A detailed list of the major changes that have occurred in dwellings since the Industrial Revolution would be too long to provide here. It is nevertheless important to keep in mind that these changes involved the location (rural, urban), size, and number of rooms of the housing, including specialized rooms (kitchen, bathroom); the number of available energy products (wood, candles, coal, coke, oil, electricity, geothermal), changes in their cost and accessibility, their connection to outside networks, and individual and/or collective choices in their use. It is in this most shifting of worlds that individuals have met their energy needs.

Which Energy to Choose?

Women could sometimes use their command of gestures and knowledge to defend their role in the household and impose a certain authority, an area of skill and action that could not be challenged by spouses without leading to unpleasantness and great tension in the couple. Joanna Bourke has shown the emergence of this form of empowerment in English working-class interiors at the turn of the twentieth century: by demanding instruction in home economics, working-class women were able to attribute scientific endorsement to their expertise, which they could subsequently emphasized before their spouses. Watch out if he had a notion to challenge their choices or energy spending!14 Similarly, the cook who resisted a gas or electric appliance was not simply displaying archaic stubbornness, she was also defending her know-how acquired over the years, a source of pride and recognition.
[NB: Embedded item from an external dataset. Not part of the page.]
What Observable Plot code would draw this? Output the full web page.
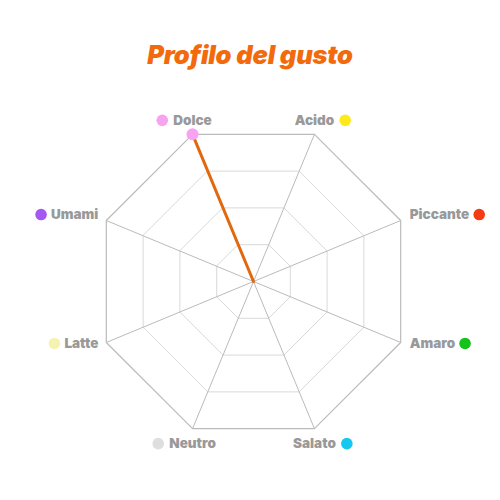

A change in cooking method meant relearning everything, going back to the end of the line, starting from zero.15 Hence the efforts, recounted by Jan Hansen, of the Los Angeles Department of Water and Power (MADWP) in the very early twentieth century to train the city’s inhabitants in the pioneering and sometimes constraining use of electricity, which meant that “after turning on your heating, instead of taking a nap (...) you have to keep an eye on the water heater.”

Who Pays with What Money?

We cannot overemphasize these tasks weighing on the shoulders of domestic employees, female workers, and working-class women, which took up so much of their time in running a household through energy use. This raises the essential question of the value of women’s time, with the electrification of households proving revelatory in this regard, for it was no doubt electricity that best personified the construction of a singular mental world, given the powerful imaginary of emancipation and wonder it conveyed in its beginnings.16 The promotion of gas had also traveled along this path, but without creating the same level of disruption. The use of earlier energy sources presented less complexity. Most household appliances were invented in the early twentieth century, such as the washing machine in 1910, the refrigerator in 1913, and the vacuum in 1915, thereby increasing the domestic use of energy with the trio of lighting, heating, and cooking. An abundance of appliances with different purposes now made it possible to save time. Other occupations became possible, with the novelty of spending one’s time listening to the radio or a record, and much later watching television.17 Analyzing the electrification of our societies is highly instructive with respect to gender relations, especially the many impediments to this change. The gradual reduction of production cost, in conjunction with improved purchasing power and the development of credit, did not translate into a linear development that transformed these luxury objects into products of everyday consumption. In this issue, Gooday and Harrison show how aristocratic elites served as a basis for experimentation, with a few wealthy celebrities subsequently setting a trend. An essential economic and social question remains behind these descriptions of uses and diffusion, namely the financing of such energy uses.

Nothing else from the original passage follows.